The two investigated the effects of dehydration on Salvadoran field workers and found that levels of uric acid started high in the morning and increased throughout the day.
Johnson now believes that heat stress and dehydration drive the production of fructose and the hormone vasopressin, which also damages the kidneys. “At this stage, that heat stress and dehydration might be causing this problem is still a hypothesis,” Johnson admits, “although it is a strong one.”
For 57-year-old former farm worker Santos Coreas, the money he receives from his sons working in the United States is the difference between life and death. It pays for his weekly haemodialysis, although that still falls short of the recommended three-times-a-week regime.
In El Salvador, the government provides healthcare to about 70% of the population, according to García-Trabanino. From 2004 to 2013, in this area, 271 patients reached end-stage renal disease, the point at which the only options are dialysis or death.
Only a third of them received dialysis, a quarter of these relying on El Salvador’s largest source of income: relatives sending money home from abroad.
Of the 235 patients who relied on the public health system, many didn’t have access to dialysis or were afraid of outdated techniques that are associated with a high death toll. Only 12 of these people were alive one year after diagnosis.

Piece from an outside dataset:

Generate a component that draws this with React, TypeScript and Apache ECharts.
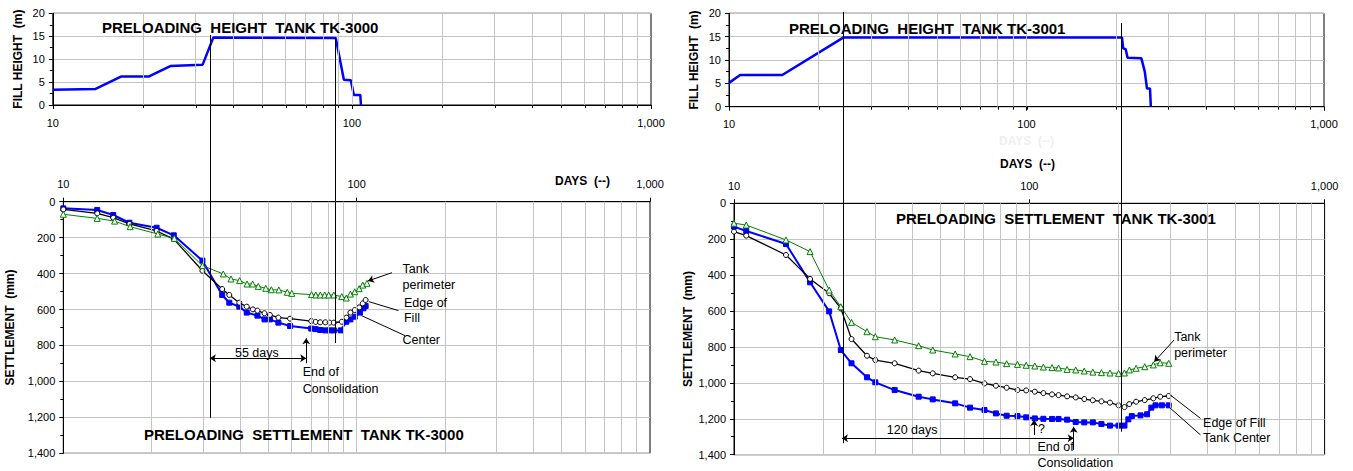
import React, { useEffect, useRef } from "react";
import * as echarts from "echarts";

const FONT = "'Liberation Sans', Arial, sans-serif";

// ---------- data ----------
const minorDays = [20, 30, 40, 50, 60, 70, 80, 90, 100, 200, 300, 400, 500, 600, 700, 800, 900];

// TK-3000 fill height
const fill3000Days = [10, 13.9, 16.9, 20.9, 24.7, 31.7, 34.4, 88.3, 94.0, 99.2, 101.5, 106.7, 107.2];
const fill3000Height = [3.3, 3.5, 6.2, 6.2, 8.5, 8.8, 14.7, 14.6, 5.5, 5.4, 2.2, 2.2, 0];

// TK-3001 fill height
const fill3001Days = [10, 10.9, 15.1, 24.2, 209.4, 211.4, 215.5, 218.6, 243.2, 249.8, 254.1, 260.1, 261.8];
const fill3001Height = [5.1, 6.8, 6.8, 14.8, 14.8, 12.5, 12.3, 10.5, 10.4, 7.5, 3.9, 3.9, 0];

// TK-3000 settlement
const s3000CenterDays = [10, 13.05, 14.8, 16.8, 20.8, 23.8, 29.8, 34.8, 36.8, 39.8, 42.2, 45.9, 48.5, 50.6, 54.1, 59.3, 70.0, 72.5, 75.1, 78.2, 80.9, 83.6, 88.3, 92.2, 95.2, 98.5, 102.6, 105.5, 107.3];
const s3000Center = [37, 46, 74, 117, 145, 187, 328, 519, 562, 584, 617, 634, 655, 655, 673, 692, 706, 709, 714, 716, 716, 716, 716, 668, 655, 640, 617, 593, 580];
const s3000EdgeDays = [10, 13.05, 14.8, 16.8, 20.8, 23.8, 29.8, 34.8, 36.8, 39.8, 42.2, 44.3, 45.9, 48.5, 50.6, 54.1, 59.3, 70.0, 72.5, 75.1, 78.2, 80.9, 83.6, 89.0, 92.2, 95.2, 98.5, 102, 104.9, 107.3];
const s3000Edge = [43, 65, 89, 124, 163, 208, 384, 486, 519, 562, 584, 599, 606, 621, 630, 645, 651, 664, 669, 671, 671, 673, 673, 668, 645, 617, 603, 588, 566, 547];
const s3000PerimDays = [10, 13.05, 14.96, 16.9, 21.0, 23.9, 29.8, 35.1, 37.3, 39.9, 42.3, 44.2, 46.2, 49.0, 51.2, 54.3, 58.0, 60.1, 70.2, 72.6, 75.2, 77.8, 80.3, 83.6, 89.0, 92.2, 95.2, 98.5, 102, 104.9, 108.4];
const s3000Perim = [70, 93, 108, 139, 180, 204, 356, 402, 430, 439, 458, 458, 471, 482, 490, 491, 504, 510, 517, 519, 519, 519, 519, 519, 528, 536, 514, 501, 484, 464, 454];

// TK-3001 settlement
const s3001Days = [10, 11, 15, 18.1, 21, 23, 25, 28.2, 30.1, 35, 42.2, 47.1, 56.1, 63, 70.5, 77.1, 83.8, 91.2, 97.6, 104.4, 111.6, 119.4, 125.6, 134.3, 143.6, 153.5, 164.1, 175.5, 187.6, 200.6, 210];
const s3001Perim = [111, 121, 204, 269, 483, 576, 663, 715, 743, 761, 793, 817, 839, 854, 880, 884, 893, 897, 902, 906, 912, 915, 917, 925, 928, 934, 940, 943, 945, 947, 945];
const s3001Edge = [158, 180, 288, 421, 501, 585, 756, 849, 873, 891, 932, 947, 969, 979, 1003, 1016, 1027, 1040, 1042, 1049, 1057, 1064, 1068, 1075, 1081, 1090, 1097, 1103, 1110, 1125, 1135];
const s3001Center = [130, 154, 227, 440, 602, 817, 891, 969, 997, 1040, 1077, 1092, 1114, 1138, 1151, 1170, 1183, 1185, 1192, 1198, 1200, 1201, 1201, 1205, 1218, 1220, 1220, 1229, 1238, 1238, 1238];
const s3001PerimTailDays = [218.3, 230, 246, 263, 277.5, 296.6];
const s3001PerimTail = [928, 919, 910, 900, 888, 891];
const s3001EdgeTailDays = [218, 230, 246, 263, 277.5, 296.6];
const s3001EdgeTail = [1118, 1105, 1096, 1086, 1077, 1073];
const s3001CenterTailDays = [216.5, 222.4, 238, 250.5, 259, 267.5, 281, 296.6];
const s3001CenterTail = [1203, 1185, 1181, 1175, 1138, 1125, 1125, 1125];

// annotation texts: [grid, day, value, text, align]
const notes: [number, number, number, string, string][] = [
  [1, 143.3, 375, "Tank", "left"],
  [1, 143.3, 464, "perimeter", "left"],
  [1, 145, 562, "Edge of", "left"],
  [1, 145, 649, "Fill", "left"],
  [1, 143.3, 770, "Center", "left"],
  [1, 45.7, 844, "55 days", "center"],
  [1, 65.5, 949, "End of", "left"],
  [1, 65.5, 1042, "Consolidation", "left"],
  [3, 309.4, 743, "Tank", "left"],
  [3, 309.4, 832, "perimeter", "left"],
  [3, 387.6, 1222, "Edge of Fill", "left"],
  [3, 387.6, 1309, "Tank Center", "left"],
  [3, 40.1, 1263, "120 days", "center"],
  [3, 107, 1259, "?", "left"],
  [3, 106.6, 1355, "End of", "left"],
  [3, 106.6, 1445, "Consolidation", "left"],
];

// annotation arrows/lines: [x1, y1, x2, y2, startArrow, endArrow]
const arrows3000: [number, number, number, number, boolean, boolean][] = [
  [31.6, 871, 67.3, 871, true, true],
  [67.3, 899, 67.3, 760, false, true],
  [131.9, 395, 109.3, 441, false, true],
  [138.8, 606, 110, 556, false, false],
  [146.1, 745, 103.9, 634, false, false],
];
const arrows3001: [number, number, number, number, boolean, boolean][] = [
  [23.2, 1309, 141.4, 1309, true, true],
  [103.8, 1290, 103.8, 1207, false, true],
  [141.4, 1374, 141.4, 1244, false, true],
  [309.4, 761, 265, 882, false, true],
  [380, 1198, 300.6, 1068, false, false],
  [380, 1290, 296.6, 1133, false, false],
];

// vertical lines spanning height & settlement plots: [topGrid, bottomGrid, day, topVal, bottomVal]
const spanLines: [number, number, number, number, number][] = [
  [0, 1, 33.5, 15.3, 1203],
  [0, 1, 87.6, 14.6, 786],
  [2, 3, 24.2, 20.3, 1336],
  [2, 3, 208, 17.9, 1272],
];

const zip = (a: number[], b: number[]) => a.map((v, i) => [v, b[i]]);

export default function App() {
  const ref = useRef<HTMLDivElement>(null);
  useEffect(() => {
    document.body.style.margin = "0";
    const chart = echarts.init(ref.current!, null, { renderer: "svg" });
    const grids = [
      { left: 52.8, top: 13.3, width: 598.2, height: 91.7 },
      { left: 63.3, top: 201.7, width: 586.7, height: 251.6 },
      { left: 729, top: 13.3, width: 595, height: 93.4 },
      { left: 734, top: 203.3, width: 590.6, height: 251.4 },
    ].map((g) => ({ ...g, show: true, borderColor: "#000", borderWidth: 1, backgroundColor: "transparent" }));
    const nameGaps = [29, 47, 29, 40];

    const fmt = (v: number) => Number(v).toLocaleString("en-US");
    const xAxis = [0, 1, 2, 3].map((i) => ({
      type: "log",
      logBase: 10,
      gridIndex: i,
      min: 10,
      max: 1000,
      position: i % 2 === 0 ? "bottom" : "top",
      axisLine: { lineStyle: { color: "#000", width: 1 } },
      axisTick: { show: true, length: 4, lineStyle: { color: "#000" } },
      axisLabel: { color: "#000", fontSize: 11, fontFamily: FONT, margin: 12, formatter: fmt },
      splitLine: { show: false },
    }));
    const yAxis = [0, 1, 2, 3].map((i) => {
      const top = i % 2 === 0;
      return {
        type: "value",
        gridIndex: i,
        min: 0,
        max: top ? 20 : 1400,
        interval: top ? 5 : 200,
        inverse: !top,
        name: top ? "FILL HEIGHT  (m)" : "SETTLEMENT  (mm)",
        nameLocation: "middle",
        nameRotate: 90,
        nameGap: nameGaps[i],
        nameTextStyle: { color: "#000", fontSize: 12, fontWeight: "bold", fontFamily: FONT },
        axisLine: { show: true, lineStyle: { color: "#000", width: 1 } },
        axisTick: { show: true, length: 4, lineStyle: { color: "#000" } },
        minorTick: { show: true, splitNumber: 2, length: 3, lineStyle: { color: "#000" } },
        axisLabel: { color: "#000", fontSize: 11, fontFamily: FONT, margin: 8, formatter: fmt },
        splitLine: { show: true, lineStyle: { color: "#c4c4c4", width: 1 } },
      };
    });

    const gridLineSeries = [0, 1, 2, 3].map((i) => ({
      type: "line",
      xAxisIndex: i,
      yAxisIndex: i,
      data: [],
      z: 1,
      silent: true,
      markLine: {
        silent: true,
        symbol: "none",
        label: { show: false },
        lineStyle: { color: "#c4c4c4", width: 1, type: "solid" },
        data: minorDays.map((d) => ({ xAxis: d })),
      },
    }));

    const arrowSeries = (idx: number, list: typeof arrows3000) => ({
      type: "line",
      xAxisIndex: idx,
      yAxisIndex: idx,
      data: [],
      z: 6,
      silent: true,
      markLine: {
        silent: true,
        label: { show: false },
        symbolSize: 6,
        lineStyle: { color: "#000", width: 1, type: "solid" },
        data: list.map(([x1, y1, x2, y2, a1, a2]) => [
          { coord: [x1, y1], symbol: a1 ? "arrow" : "none", symbolSize: 6 },
          { coord: [x2, y2], symbol: a2 ? "arrow" : "none", symbolSize: 6 },
        ]),
      },
    });

    const fillSeries = (idx: number, d: number[], h: number[]) => ({
      type: "line",
      xAxisIndex: idx,
      yAxisIndex: idx,
      data: zip(d, h),
      symbol: "none",
      z: 4,
      lineStyle: { color: "#0000ff", width: 2.5 },
    });
    const centerS = (idx: number, d: number[], v: number[]) => ({
      type: "line", xAxisIndex: idx, yAxisIndex: idx, data: zip(d, v), z: 3,
      symbol: "rect", symbolSize: 5,
      lineStyle: { color: "#0000ff", width: 2 },
      itemStyle: { color: "#0000ff", borderColor: "#0000ff" },
    });
    const edgeS = (idx: number, d: number[], v: number[]) => ({
      type: "line", xAxisIndex: idx, yAxisIndex: idx, data: zip(d, v), z: 4,
      symbol: "circle", symbolSize: 5,
      lineStyle: { color: "#000", width: 1.3 },
      itemStyle: { color: "#fff", borderColor: "#000", borderWidth: 1 },
    });
    const perimS = (idx: number, d: number[], v: number[]) => ({
      type: "line", xAxisIndex: idx, yAxisIndex: idx, data: zip(d, v), z: 5,
      symbol: "triangle", symbolSize: 6,
      lineStyle: { color: "#008000", width: 1 },
      itemStyle: { color: "#fff", borderColor: "#008000", borderWidth: 1 },
    });

    const titleStyle = { color: "#000", fontSize: 15, fontWeight: "bold", fontFamily: FONT };
    const smallBold = { color: "#000", fontSize: 12, fontWeight: "bold", fontFamily: FONT };

    const option: any = {
      animation: false,
      backgroundColor: "#fff",
      title: [
        { text: "PRELOADING  HEIGHT  TANK TK-3000", left: 102, top: 20, padding: 0, textStyle: titleStyle },
        { text: "PRELOADING  SETTLEMENT  TANK TK-3000", left: 144, top: 427, padding: 0, textStyle: titleStyle },
        { text: "PRELOADING  HEIGHT  TANK TK-3001", left: 789, top: 21, padding: 0, textStyle: titleStyle },
        { text: "PRELOADING  SETTLEMENT  TANK TK-3001", left: 896, top: 211, padding: 0, textStyle: titleStyle },
        { text: "DAYS  (--)", left: 555, top: 175, padding: 0, textStyle: smallBold },
        { text: "DAYS  (--)", left: 1000, top: 158, padding: 0, textStyle: smallBold },
        { text: "DAYS  (--)", left: 999, top: 135, padding: 0, textStyle: { ...smallBold, color: "#efefef" } },
      ],
      grid: grids,
      xAxis,
      yAxis,
      series: [
        ...gridLineSeries,
        fillSeries(0, fill3000Days, fill3000Height),
        fillSeries(2, fill3001Days, fill3001Height),
        centerS(1, s3000CenterDays, s3000Center),
        edgeS(1, s3000EdgeDays, s3000Edge),
        perimS(1, s3000PerimDays, s3000Perim),
        centerS(3, s3001Days.concat(s3001CenterTailDays), s3001Center.concat(s3001CenterTail)),
        edgeS(3, s3001Days.concat(s3001EdgeTailDays), s3001Edge.concat(s3001EdgeTail)),
        perimS(3, s3001Days.concat(s3001PerimTailDays), s3001Perim.concat(s3001PerimTail)),
        arrowSeries(1, arrows3000),
        arrowSeries(3, arrows3001),
      ],
    };
    chart.setOption(option);

    const px = (g: number, x: number, y: number) =>
      chart.convertToPixel({ gridIndex: g } as any, [x, y]) as unknown as number[];

    const graphic: any[] = [];
    spanLines.forEach(([tg, bg, day, tv, bv]) => {
      const p1 = px(tg, day, tv);
      const p2 = px(bg, 10, bv);
      graphic.push({
        type: "line",
        z: 10,
        silent: true,
        shape: { x1: Math.round(p1[0]) + 0.5, y1: p1[1], x2: Math.round(p1[0]) + 0.5, y2: p2[1] },
        style: { stroke: "#000", lineWidth: 1 },
      });
    });
    // minor tick marks below the day axis of the fill-height plots
    [0, 2].forEach((g) => {
      minorDays.forEach((d) => {
        const p = px(g, d, 0);
        const x = Math.round(p[0]) + 0.5;
        graphic.push({
          type: "line",
          z: 10,
          silent: true,
          shape: { x1: x, y1: p[1], x2: x, y2: p[1] + 3 },
          style: { stroke: "#000", lineWidth: 1 },
        });
      });
    });
    notes.forEach(([g, d, v, text, align]) => {
      const p = px(g, d, v);
      graphic.push({
        type: "text",
        z: 10,
        silent: true,
        x: p[0],
        y: p[1],
        style: {
          text,
          fill: "#000",
          font: `12.5px ${FONT}`,
          align,
          textAlign: align,
          verticalAlign: "middle",
          textVerticalAlign: "middle",
        },
      });
    });
    chart.setOption({ graphic });

    return () => chart.dispose();
  }, []);
  return <div ref={ref} style={{ width: 1353, height: 471 }} />;
}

But dialysis isn’t the only line of defence if you can act early enough. In 2006, the nongovernmental organisation Emergency Social Fund for Health began collecting blood samples from locals. In 6 000 samplings since, it found the disease in 1 500 people, but only 100 have died, and these were workers already in the final stage. For the others, early diagnosis and medication can keep the end stages of the disease at bay for decades.
But this requires funding, and the organisation relies on donations. Meanwhile, the number of people who need such treatment has continued to rise.
For Johnson, a clue to why the epidemic is escalating came from his fieldwork with García-Trabanino. One day, when researchers were measuring uric acid levels, only seven workers showed up for work. “But they all had uric acid crystals in their urine. It was bad news for these seven,” Johnson says.
He found out that it had been the hottest day of the year at the study location: “Suddenly a really, really big heatwave came in, and the workers weren’t ready.”
Johnson began to pore over global maps of climate and solar radiation. The rise in average temperatures over the past few years in Central America had been incremental, but the number of extreme events had gone up disproportionately.
“The areas that have the highest solar radiation and heatwaves are overlapping with the places right where the epidemics are.”
Climate experts at the National Oceanic and Atmospheric Administration in Boulder, Colorado, verified his discovery and published a report in May 2016, which suggested a connection between climate change and the epidemic. Johnson says it “may well be one of the first epidemics because of global warming”.
Climate change brings dire predictions of extreme weather but it is affecting the world’s most vulnerable now, he says. Our kidneys, with their role in keeping vital nutrients within the normal range and blood volume stable, may be on the front line of attack.
“We predict the kidney is going to be one of the prime targets as heat increases,” Johnson warns.
Researchers classify the new form of chronic kidney disease as “climate-sensitive”, which means that climate is one ingredient contributing to the epidemic.
As temperatures continue to rise, many such climate-sensitive ?diseases will become climate-driven, and monitoring and bringing attention to them will become even more crucial.
For the people of El Salvador, climate change is yet another life-threatening obstacle to overcome amid the constant threat from not only frequent earthquakes and the volcanoes that dot the countryside, but also gang violence, political unrest and poverty.
But for García-Trabanino, the country’s perilous existence under towering volcanoes has come to symbolise what it means to be Salvadoran: “We have survived the civil war, earthquakes and volcanoes, but Salvadorans fight, and they will fight again.”